[WHAT IS REQUIRED] Print exactly the lines that run from the line containing "Generate a web" to the line containing "const tickLabels = ['Mar", both included, and nothing else; pictures stay out.

[DATA RECORDS]

────────────────────────────────────────

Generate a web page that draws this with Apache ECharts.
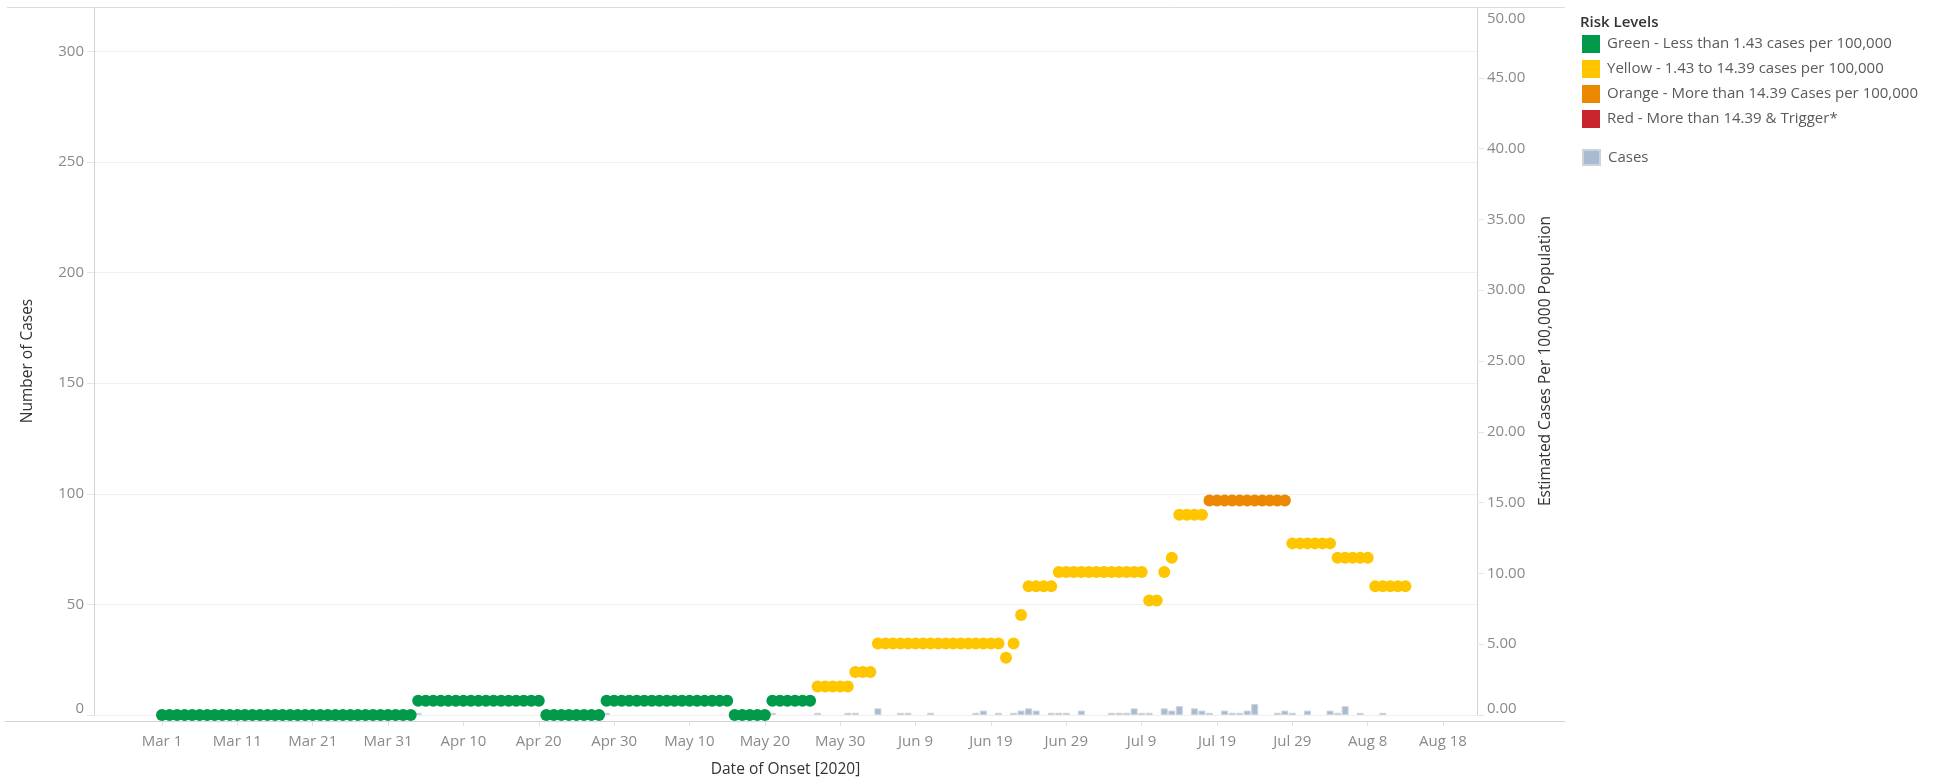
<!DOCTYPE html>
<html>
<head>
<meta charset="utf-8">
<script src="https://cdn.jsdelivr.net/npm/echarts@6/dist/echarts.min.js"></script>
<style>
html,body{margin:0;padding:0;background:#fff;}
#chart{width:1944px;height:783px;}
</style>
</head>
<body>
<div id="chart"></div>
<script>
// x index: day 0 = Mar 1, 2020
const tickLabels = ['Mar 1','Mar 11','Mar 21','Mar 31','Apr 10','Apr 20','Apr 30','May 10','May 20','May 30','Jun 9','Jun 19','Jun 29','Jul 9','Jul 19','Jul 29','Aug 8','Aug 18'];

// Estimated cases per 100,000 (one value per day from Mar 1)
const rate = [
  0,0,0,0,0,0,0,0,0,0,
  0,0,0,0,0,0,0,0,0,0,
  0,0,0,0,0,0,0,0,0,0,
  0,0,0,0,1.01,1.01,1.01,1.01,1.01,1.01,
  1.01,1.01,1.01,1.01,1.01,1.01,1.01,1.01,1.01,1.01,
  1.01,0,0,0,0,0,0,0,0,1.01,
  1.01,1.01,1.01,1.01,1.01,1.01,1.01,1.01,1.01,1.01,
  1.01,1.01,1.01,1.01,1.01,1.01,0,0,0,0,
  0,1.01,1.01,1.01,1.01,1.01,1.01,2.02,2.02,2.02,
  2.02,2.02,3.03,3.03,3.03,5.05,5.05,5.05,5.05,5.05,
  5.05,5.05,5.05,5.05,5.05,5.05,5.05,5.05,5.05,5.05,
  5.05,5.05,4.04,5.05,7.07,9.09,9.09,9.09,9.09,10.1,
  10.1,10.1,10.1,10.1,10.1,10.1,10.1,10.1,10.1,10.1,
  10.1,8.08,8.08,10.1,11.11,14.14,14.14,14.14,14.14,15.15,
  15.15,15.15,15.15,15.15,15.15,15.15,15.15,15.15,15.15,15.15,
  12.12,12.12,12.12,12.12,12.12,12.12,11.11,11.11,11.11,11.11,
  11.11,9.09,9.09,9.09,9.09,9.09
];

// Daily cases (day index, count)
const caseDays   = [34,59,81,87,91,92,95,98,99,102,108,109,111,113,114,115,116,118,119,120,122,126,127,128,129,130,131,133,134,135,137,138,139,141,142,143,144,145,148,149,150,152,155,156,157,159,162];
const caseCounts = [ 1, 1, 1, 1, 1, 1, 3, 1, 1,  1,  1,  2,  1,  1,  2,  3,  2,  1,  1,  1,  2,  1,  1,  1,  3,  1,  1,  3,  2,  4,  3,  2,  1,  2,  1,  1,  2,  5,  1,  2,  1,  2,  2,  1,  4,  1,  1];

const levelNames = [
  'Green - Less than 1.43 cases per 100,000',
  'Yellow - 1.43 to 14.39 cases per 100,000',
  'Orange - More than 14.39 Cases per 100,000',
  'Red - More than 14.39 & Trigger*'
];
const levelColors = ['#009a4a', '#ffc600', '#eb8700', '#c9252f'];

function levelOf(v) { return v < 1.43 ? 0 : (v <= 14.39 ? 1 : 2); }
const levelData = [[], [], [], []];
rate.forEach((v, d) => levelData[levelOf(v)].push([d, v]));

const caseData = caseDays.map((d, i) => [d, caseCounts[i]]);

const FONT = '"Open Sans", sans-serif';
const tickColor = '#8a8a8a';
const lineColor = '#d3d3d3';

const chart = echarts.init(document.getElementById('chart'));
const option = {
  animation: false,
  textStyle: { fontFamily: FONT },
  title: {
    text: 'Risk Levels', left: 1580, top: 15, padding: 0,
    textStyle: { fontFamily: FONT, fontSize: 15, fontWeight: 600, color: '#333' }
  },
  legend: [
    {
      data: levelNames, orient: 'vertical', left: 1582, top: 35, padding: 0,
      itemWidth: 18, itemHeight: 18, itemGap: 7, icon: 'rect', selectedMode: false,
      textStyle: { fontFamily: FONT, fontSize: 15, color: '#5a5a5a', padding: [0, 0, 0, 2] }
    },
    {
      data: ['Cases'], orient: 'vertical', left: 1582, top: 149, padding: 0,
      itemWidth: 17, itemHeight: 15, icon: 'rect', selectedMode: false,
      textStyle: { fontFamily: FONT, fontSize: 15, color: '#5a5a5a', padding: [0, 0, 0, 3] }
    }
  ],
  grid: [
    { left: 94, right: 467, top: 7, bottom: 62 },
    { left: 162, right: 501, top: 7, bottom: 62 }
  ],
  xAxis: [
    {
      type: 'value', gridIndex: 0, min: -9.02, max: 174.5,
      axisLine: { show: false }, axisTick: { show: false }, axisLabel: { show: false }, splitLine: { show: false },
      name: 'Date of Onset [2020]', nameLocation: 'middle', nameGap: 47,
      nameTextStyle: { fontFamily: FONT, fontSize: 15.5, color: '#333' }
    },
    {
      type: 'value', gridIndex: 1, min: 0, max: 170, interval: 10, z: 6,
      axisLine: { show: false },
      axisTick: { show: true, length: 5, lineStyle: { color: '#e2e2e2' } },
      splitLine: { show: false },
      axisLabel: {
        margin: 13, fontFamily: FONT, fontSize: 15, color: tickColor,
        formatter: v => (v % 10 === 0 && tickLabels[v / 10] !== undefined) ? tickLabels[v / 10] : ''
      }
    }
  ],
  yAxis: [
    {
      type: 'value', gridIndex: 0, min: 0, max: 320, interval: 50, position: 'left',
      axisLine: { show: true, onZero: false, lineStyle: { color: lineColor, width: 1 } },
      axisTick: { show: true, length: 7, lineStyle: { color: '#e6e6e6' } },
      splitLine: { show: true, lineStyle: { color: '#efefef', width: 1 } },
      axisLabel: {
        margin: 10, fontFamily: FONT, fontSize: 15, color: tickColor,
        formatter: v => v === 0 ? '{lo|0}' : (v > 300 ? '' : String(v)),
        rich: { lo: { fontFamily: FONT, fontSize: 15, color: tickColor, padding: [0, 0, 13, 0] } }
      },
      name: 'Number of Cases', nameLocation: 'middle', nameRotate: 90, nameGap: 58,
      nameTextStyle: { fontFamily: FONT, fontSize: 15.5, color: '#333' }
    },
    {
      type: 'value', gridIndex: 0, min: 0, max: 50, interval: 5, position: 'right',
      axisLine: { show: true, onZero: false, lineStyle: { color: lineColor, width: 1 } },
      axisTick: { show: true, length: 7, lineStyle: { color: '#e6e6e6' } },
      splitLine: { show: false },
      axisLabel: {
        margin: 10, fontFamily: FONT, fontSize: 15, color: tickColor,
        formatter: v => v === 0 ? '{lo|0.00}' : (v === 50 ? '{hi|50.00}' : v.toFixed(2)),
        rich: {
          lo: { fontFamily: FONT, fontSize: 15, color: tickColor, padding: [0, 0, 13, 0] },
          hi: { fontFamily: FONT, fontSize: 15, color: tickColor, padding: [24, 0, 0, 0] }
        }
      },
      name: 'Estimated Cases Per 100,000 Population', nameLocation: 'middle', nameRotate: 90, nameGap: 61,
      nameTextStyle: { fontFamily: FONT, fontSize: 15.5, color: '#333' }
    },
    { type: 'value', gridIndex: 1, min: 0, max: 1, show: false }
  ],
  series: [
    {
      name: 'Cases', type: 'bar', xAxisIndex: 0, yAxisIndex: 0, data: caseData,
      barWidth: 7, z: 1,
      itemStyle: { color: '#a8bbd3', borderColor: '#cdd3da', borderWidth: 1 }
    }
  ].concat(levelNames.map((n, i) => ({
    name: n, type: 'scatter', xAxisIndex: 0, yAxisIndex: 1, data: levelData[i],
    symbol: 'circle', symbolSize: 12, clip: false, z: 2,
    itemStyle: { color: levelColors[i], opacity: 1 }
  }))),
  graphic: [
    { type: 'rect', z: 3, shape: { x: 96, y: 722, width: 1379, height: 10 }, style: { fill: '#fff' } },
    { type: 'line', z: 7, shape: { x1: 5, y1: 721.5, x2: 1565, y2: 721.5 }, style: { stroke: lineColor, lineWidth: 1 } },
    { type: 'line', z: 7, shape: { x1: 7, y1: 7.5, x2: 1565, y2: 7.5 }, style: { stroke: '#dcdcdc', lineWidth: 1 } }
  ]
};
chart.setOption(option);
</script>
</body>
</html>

────────────────────────────────────────

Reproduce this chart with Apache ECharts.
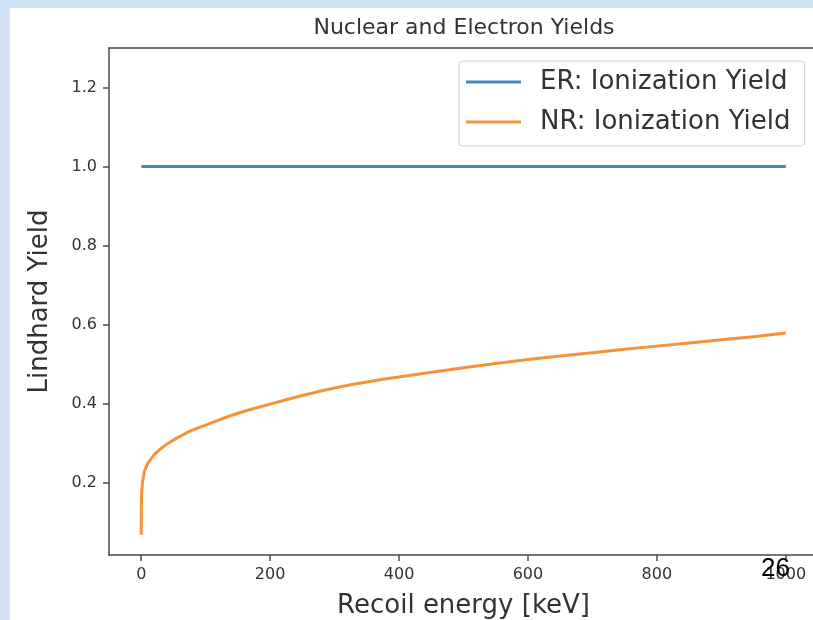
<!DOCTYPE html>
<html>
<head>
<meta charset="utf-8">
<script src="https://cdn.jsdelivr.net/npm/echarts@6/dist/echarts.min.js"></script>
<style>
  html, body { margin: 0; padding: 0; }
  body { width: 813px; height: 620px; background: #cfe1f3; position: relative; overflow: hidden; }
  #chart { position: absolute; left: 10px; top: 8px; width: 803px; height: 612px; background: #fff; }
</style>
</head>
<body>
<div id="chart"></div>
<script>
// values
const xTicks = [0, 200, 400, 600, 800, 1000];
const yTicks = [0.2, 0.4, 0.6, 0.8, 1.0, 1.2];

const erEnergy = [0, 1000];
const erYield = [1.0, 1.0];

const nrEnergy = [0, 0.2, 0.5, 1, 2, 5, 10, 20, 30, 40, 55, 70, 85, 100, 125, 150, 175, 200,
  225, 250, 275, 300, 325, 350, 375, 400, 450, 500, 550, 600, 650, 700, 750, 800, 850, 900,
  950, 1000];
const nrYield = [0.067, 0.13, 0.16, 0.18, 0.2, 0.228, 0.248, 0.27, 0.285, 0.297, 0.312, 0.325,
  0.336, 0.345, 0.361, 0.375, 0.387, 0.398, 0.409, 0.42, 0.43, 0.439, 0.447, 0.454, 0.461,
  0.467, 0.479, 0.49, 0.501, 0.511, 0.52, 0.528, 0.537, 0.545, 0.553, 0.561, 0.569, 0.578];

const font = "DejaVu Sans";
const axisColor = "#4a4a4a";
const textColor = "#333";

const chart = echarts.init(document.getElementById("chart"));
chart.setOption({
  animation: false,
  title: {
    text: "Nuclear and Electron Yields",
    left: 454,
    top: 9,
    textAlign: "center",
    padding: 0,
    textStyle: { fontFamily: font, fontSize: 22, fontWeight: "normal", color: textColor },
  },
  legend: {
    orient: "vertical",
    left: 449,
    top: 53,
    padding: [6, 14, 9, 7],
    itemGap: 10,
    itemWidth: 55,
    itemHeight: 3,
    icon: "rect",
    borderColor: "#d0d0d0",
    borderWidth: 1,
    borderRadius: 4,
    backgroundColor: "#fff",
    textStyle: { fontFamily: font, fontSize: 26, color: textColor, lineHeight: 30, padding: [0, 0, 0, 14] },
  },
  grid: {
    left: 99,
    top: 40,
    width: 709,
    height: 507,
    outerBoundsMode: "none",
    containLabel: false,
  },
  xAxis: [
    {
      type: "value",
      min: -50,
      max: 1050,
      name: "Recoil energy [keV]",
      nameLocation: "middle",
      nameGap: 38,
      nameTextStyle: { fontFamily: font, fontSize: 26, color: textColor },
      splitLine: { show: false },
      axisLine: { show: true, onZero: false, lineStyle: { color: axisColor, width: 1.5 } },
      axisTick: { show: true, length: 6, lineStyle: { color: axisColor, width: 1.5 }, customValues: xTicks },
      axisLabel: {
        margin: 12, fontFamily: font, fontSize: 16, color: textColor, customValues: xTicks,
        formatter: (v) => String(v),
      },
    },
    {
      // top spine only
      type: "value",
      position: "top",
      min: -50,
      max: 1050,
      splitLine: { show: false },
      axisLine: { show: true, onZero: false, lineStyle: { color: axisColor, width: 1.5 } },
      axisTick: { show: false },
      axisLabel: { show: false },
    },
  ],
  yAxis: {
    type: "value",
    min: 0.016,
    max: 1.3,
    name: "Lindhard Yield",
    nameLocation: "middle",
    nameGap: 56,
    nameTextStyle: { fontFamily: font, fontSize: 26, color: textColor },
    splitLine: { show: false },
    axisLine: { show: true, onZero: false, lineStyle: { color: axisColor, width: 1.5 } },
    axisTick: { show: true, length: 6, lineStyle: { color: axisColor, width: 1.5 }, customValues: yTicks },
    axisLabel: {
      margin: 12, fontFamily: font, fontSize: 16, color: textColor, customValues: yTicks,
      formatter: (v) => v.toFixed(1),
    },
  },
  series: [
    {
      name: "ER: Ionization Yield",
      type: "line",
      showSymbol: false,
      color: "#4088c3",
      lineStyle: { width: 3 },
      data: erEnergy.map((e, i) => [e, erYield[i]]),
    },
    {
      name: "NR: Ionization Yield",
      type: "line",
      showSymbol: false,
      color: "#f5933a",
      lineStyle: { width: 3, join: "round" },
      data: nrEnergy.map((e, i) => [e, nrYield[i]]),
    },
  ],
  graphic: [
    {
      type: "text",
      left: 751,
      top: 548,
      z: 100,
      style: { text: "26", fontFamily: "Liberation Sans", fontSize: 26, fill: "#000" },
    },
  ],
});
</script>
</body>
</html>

────────────────────────────────────────

[FULL SOLUTION]
Generate a web page that draws this with Apache ECharts.
<!DOCTYPE html>
<html>
<head>
<meta charset="utf-8">
<script src="https://cdn.jsdelivr.net/npm/echarts@6/dist/echarts.min.js"></script>
<style>
html,body{margin:0;padding:0;background:#fff;}
#chart{width:1944px;height:783px;}
</style>
</head>
<body>
<div id="chart"></div>
<script>
// x index: day 0 = Mar 1, 2020
const tickLabels = ['Mar 1','Mar 11','Mar 21','Mar 31','Apr 10','Apr 20','Apr 30','May 10','May 20','May 30','Jun 9','Jun 19','Jun 29','Jul 9','Jul 19','Jul 29','Aug 8','Aug 18'];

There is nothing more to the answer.